## Requirement
Keep pictures out. Copy exactly the lines from the one containing "Rebuild this chart" to the one containing "from matplotlib.lines import Line2D", endpoints included.
++++ Data
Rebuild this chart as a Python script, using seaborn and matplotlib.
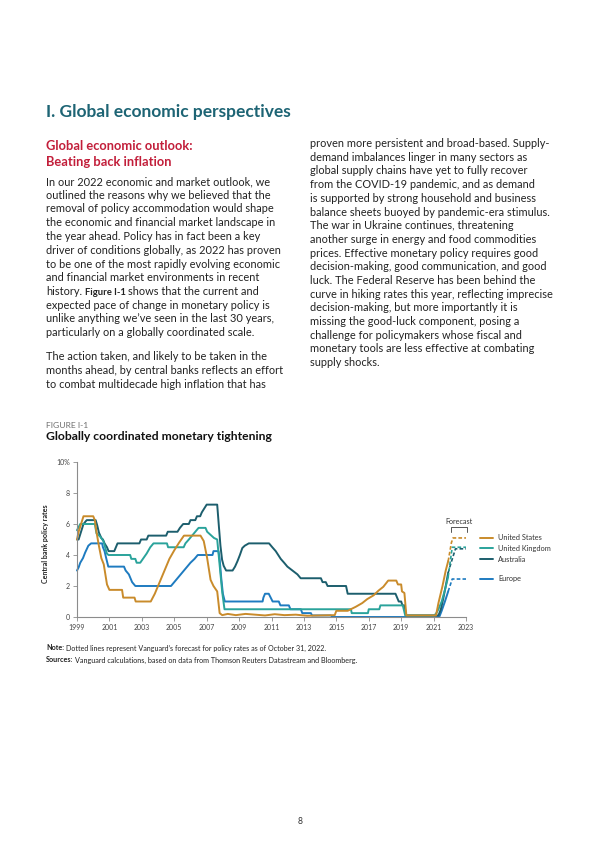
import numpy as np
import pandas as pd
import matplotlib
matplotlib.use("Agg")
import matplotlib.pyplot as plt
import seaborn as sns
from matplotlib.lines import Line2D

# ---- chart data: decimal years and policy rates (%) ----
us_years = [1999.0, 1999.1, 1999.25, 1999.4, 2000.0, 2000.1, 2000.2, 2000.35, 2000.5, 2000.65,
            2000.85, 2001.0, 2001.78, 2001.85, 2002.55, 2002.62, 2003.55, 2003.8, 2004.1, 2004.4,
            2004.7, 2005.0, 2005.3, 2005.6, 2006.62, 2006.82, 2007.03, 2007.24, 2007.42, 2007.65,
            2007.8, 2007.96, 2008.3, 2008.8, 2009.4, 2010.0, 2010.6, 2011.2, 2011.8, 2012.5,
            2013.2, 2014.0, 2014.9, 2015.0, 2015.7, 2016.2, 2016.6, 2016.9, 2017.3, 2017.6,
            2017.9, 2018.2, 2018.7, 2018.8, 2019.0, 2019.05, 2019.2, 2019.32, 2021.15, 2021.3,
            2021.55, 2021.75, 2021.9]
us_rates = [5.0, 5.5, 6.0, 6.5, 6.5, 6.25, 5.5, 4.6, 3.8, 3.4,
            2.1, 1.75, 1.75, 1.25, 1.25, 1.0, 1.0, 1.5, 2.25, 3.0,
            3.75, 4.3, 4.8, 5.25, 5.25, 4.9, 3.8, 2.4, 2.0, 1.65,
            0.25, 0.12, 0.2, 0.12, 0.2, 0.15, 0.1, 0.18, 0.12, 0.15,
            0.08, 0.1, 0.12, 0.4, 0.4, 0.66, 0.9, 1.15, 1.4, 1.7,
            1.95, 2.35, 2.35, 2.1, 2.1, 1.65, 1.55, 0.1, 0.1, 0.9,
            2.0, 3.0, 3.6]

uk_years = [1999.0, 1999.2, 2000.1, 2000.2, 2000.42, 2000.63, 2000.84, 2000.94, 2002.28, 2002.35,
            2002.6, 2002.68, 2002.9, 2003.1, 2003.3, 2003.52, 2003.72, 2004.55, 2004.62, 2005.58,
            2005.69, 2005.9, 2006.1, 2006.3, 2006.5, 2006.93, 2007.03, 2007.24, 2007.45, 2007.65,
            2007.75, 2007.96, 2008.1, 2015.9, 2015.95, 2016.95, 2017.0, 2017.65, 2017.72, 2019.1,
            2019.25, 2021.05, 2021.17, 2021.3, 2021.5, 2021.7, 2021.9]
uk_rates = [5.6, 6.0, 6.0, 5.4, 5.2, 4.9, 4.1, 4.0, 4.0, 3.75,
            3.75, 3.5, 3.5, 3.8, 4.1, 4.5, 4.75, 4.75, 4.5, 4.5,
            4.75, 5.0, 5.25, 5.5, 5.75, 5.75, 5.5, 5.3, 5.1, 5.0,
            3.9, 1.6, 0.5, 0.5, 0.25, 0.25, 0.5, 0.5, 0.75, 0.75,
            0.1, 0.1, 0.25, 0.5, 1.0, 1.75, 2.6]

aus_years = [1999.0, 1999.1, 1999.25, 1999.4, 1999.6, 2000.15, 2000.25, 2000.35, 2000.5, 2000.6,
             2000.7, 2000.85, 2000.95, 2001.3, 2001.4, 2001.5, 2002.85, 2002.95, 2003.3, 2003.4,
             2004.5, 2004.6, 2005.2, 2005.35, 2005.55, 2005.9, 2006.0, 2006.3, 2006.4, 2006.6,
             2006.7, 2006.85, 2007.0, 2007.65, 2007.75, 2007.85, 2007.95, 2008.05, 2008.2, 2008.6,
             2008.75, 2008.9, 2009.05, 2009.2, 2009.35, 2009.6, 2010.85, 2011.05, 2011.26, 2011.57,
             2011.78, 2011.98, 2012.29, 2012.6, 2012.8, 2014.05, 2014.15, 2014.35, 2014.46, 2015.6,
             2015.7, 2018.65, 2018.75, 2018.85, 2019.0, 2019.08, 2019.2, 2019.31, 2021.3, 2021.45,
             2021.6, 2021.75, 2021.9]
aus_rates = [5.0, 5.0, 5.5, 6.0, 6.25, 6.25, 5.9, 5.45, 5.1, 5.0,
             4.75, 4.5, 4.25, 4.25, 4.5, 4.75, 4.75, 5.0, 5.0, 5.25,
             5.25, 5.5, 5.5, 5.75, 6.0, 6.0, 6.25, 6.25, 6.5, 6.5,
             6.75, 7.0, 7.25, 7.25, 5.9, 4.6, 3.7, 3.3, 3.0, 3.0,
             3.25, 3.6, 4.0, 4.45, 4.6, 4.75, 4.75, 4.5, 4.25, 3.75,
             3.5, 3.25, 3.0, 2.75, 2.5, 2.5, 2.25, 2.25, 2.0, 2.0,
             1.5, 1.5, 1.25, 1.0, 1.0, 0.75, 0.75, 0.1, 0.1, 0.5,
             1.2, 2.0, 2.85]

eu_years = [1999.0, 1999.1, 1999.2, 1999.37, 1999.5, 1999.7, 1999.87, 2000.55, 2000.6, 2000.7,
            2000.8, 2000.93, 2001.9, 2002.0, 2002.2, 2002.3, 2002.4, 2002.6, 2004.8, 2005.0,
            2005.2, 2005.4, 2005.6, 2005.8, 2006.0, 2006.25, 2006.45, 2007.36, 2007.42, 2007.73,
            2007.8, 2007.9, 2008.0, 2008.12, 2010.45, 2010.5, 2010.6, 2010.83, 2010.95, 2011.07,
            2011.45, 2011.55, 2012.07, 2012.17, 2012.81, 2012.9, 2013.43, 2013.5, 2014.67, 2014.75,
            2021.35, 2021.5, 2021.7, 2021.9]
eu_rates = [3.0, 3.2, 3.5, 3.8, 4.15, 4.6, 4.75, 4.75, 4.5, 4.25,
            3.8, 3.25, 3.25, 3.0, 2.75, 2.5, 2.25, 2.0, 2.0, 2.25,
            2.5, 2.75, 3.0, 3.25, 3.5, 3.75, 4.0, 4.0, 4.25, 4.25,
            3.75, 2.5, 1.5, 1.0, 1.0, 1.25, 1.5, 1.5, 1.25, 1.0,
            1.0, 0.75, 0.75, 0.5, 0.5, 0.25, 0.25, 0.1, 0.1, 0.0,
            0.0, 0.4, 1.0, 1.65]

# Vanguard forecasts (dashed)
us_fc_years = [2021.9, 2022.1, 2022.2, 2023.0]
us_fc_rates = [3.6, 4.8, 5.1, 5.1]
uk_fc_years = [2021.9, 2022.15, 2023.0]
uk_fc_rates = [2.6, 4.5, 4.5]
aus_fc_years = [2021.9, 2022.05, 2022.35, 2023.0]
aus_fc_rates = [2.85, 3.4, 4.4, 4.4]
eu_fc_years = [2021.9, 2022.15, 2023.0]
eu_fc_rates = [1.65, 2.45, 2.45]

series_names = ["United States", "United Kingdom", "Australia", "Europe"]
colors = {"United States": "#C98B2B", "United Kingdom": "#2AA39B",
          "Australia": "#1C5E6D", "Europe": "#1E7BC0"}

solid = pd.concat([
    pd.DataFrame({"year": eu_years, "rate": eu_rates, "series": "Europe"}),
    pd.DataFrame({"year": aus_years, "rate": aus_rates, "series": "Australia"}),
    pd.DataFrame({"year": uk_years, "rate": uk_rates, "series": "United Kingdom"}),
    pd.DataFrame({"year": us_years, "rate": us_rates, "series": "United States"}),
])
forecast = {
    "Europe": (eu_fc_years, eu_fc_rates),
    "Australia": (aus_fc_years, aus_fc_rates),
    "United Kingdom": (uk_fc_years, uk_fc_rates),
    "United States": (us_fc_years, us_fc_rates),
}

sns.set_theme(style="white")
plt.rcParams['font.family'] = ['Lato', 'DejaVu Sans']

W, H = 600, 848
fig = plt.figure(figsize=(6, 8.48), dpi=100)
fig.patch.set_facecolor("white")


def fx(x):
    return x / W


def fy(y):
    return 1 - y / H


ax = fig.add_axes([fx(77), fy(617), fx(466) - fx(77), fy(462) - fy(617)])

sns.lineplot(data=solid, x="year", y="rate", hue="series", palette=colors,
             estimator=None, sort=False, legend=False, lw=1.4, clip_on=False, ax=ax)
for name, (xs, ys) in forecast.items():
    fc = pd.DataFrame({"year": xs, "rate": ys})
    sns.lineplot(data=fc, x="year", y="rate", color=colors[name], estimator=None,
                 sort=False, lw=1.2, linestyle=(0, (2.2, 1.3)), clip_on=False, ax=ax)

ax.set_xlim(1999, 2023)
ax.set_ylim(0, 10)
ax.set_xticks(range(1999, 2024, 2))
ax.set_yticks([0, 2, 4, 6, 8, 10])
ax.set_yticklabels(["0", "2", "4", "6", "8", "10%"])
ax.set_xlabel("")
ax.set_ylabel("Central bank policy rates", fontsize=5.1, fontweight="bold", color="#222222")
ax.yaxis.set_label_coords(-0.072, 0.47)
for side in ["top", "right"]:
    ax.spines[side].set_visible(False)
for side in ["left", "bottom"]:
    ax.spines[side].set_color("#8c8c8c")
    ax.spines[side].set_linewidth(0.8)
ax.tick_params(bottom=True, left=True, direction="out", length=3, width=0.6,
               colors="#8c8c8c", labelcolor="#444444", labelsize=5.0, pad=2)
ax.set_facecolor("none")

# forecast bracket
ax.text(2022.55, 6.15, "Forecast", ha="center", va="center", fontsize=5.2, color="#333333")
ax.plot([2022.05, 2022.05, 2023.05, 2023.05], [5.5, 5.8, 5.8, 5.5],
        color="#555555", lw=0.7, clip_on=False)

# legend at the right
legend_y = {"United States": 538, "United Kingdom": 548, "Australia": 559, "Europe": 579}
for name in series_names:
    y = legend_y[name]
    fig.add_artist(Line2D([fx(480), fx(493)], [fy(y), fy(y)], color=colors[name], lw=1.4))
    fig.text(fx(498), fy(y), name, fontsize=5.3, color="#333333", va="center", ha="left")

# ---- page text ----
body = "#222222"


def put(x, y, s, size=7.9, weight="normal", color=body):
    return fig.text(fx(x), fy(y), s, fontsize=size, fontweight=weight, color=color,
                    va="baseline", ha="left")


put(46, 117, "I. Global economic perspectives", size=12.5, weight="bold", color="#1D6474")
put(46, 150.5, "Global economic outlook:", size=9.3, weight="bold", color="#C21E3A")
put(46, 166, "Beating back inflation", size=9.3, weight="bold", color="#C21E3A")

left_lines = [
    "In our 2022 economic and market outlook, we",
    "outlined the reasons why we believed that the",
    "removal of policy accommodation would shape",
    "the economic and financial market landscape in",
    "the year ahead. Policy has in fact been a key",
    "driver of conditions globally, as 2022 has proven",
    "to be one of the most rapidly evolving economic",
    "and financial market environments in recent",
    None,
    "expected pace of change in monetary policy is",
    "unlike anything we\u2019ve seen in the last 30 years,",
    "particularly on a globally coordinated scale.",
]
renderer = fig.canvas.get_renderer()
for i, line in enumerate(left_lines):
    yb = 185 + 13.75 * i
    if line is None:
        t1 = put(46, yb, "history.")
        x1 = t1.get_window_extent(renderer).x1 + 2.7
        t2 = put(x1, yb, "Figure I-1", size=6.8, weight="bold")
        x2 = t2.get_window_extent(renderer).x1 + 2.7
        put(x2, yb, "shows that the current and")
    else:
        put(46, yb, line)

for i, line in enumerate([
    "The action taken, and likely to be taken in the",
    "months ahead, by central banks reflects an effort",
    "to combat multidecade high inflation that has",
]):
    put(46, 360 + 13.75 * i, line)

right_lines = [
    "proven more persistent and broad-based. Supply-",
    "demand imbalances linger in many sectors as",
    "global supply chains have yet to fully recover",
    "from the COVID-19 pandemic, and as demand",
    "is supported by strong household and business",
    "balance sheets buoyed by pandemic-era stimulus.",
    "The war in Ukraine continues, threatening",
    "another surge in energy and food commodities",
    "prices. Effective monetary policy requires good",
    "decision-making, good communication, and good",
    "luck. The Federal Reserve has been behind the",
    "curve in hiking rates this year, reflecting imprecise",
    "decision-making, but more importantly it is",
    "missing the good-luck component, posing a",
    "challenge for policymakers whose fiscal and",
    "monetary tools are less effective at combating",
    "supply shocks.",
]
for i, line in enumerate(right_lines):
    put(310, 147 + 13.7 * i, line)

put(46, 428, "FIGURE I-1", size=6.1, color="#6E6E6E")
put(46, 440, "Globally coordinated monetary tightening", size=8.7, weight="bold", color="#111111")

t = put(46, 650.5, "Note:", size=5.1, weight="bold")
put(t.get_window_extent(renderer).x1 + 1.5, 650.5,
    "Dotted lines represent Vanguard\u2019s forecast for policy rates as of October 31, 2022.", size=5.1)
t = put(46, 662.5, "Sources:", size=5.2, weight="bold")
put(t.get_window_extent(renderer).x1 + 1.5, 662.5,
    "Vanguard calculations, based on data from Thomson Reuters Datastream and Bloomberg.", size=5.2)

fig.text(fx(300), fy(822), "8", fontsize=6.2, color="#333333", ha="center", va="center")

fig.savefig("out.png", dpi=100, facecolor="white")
++++++++
++++ Data
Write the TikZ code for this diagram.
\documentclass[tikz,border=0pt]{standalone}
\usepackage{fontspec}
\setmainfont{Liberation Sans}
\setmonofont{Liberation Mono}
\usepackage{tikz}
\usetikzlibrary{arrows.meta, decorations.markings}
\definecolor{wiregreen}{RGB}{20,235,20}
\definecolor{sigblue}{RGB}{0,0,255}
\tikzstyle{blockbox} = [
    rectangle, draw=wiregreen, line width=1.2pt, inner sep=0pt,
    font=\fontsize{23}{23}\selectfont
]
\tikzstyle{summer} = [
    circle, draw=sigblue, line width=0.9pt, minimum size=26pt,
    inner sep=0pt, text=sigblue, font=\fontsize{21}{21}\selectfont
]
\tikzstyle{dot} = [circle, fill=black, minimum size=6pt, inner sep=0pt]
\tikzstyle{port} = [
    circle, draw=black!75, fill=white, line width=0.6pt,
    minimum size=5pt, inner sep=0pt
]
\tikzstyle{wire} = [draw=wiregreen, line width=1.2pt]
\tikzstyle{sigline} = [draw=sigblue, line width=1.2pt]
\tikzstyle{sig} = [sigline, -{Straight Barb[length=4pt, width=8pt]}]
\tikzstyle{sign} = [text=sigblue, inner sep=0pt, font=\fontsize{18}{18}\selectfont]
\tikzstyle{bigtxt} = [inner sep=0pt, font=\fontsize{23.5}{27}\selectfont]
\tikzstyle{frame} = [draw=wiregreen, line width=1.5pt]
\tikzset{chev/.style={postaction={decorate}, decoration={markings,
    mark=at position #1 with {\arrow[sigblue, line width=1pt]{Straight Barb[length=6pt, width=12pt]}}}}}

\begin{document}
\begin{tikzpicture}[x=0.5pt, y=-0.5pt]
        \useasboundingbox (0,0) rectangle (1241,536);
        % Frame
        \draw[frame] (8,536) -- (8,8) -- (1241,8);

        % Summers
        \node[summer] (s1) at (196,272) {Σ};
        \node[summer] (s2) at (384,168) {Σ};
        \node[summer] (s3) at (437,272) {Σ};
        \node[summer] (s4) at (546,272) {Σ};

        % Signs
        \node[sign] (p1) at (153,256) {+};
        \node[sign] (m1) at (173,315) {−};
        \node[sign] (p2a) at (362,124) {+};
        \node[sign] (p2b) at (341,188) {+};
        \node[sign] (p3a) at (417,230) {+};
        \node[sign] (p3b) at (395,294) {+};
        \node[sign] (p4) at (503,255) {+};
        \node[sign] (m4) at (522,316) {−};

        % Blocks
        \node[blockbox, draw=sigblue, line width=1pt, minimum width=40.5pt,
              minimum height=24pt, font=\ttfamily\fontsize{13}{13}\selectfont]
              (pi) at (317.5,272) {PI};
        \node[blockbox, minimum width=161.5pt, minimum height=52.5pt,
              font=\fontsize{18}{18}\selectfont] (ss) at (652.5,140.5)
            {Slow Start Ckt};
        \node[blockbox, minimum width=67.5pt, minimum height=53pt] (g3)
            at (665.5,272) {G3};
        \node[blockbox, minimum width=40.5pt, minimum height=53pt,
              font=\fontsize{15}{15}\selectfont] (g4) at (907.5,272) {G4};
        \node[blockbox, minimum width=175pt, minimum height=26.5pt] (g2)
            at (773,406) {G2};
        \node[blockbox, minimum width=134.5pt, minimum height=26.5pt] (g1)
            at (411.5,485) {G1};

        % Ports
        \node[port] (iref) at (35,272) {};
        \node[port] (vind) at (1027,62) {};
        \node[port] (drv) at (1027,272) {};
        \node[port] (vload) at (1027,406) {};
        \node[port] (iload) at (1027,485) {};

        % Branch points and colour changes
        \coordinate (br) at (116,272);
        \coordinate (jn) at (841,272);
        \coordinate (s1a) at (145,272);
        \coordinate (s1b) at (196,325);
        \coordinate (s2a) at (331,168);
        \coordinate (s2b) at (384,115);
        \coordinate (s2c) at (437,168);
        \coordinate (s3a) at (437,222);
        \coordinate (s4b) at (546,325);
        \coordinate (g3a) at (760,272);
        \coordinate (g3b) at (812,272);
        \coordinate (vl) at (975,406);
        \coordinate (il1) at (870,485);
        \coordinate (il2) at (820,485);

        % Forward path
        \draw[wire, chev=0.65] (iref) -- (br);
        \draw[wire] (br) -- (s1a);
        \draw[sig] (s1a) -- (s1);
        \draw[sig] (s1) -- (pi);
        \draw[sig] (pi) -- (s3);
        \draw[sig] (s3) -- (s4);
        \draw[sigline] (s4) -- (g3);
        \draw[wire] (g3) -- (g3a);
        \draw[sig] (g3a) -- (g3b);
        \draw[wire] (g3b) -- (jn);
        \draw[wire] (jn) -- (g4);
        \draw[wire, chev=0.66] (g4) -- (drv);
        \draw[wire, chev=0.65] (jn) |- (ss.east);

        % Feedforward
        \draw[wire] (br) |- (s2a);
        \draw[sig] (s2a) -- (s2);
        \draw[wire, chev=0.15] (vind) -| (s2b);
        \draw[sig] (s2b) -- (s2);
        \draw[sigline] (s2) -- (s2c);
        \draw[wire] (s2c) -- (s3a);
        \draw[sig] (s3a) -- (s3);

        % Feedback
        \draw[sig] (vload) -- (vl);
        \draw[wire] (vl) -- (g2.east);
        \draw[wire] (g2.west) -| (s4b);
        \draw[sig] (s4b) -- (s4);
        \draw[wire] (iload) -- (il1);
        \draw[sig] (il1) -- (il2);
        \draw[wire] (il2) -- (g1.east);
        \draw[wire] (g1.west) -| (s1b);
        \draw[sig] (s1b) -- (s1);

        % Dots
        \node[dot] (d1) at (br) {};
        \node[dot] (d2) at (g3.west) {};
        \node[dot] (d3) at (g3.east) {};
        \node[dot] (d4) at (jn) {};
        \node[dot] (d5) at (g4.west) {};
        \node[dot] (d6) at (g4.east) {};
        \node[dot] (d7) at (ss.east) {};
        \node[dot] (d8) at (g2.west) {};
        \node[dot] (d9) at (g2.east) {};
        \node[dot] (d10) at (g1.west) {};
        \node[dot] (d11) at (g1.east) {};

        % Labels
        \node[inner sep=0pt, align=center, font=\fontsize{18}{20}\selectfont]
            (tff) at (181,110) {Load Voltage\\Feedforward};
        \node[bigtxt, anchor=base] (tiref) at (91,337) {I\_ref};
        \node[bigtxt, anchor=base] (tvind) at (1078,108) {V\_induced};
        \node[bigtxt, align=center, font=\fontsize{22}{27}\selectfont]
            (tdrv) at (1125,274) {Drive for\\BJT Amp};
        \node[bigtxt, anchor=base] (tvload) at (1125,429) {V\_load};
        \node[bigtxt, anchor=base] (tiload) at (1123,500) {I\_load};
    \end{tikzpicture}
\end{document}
++++++++
## Written answer
Rebuild this chart as a Python script, using seaborn and matplotlib.
import numpy as np
import pandas as pd
import matplotlib
matplotlib.use("Agg")
import matplotlib.pyplot as plt
import seaborn as sns
from matplotlib.lines import Line2D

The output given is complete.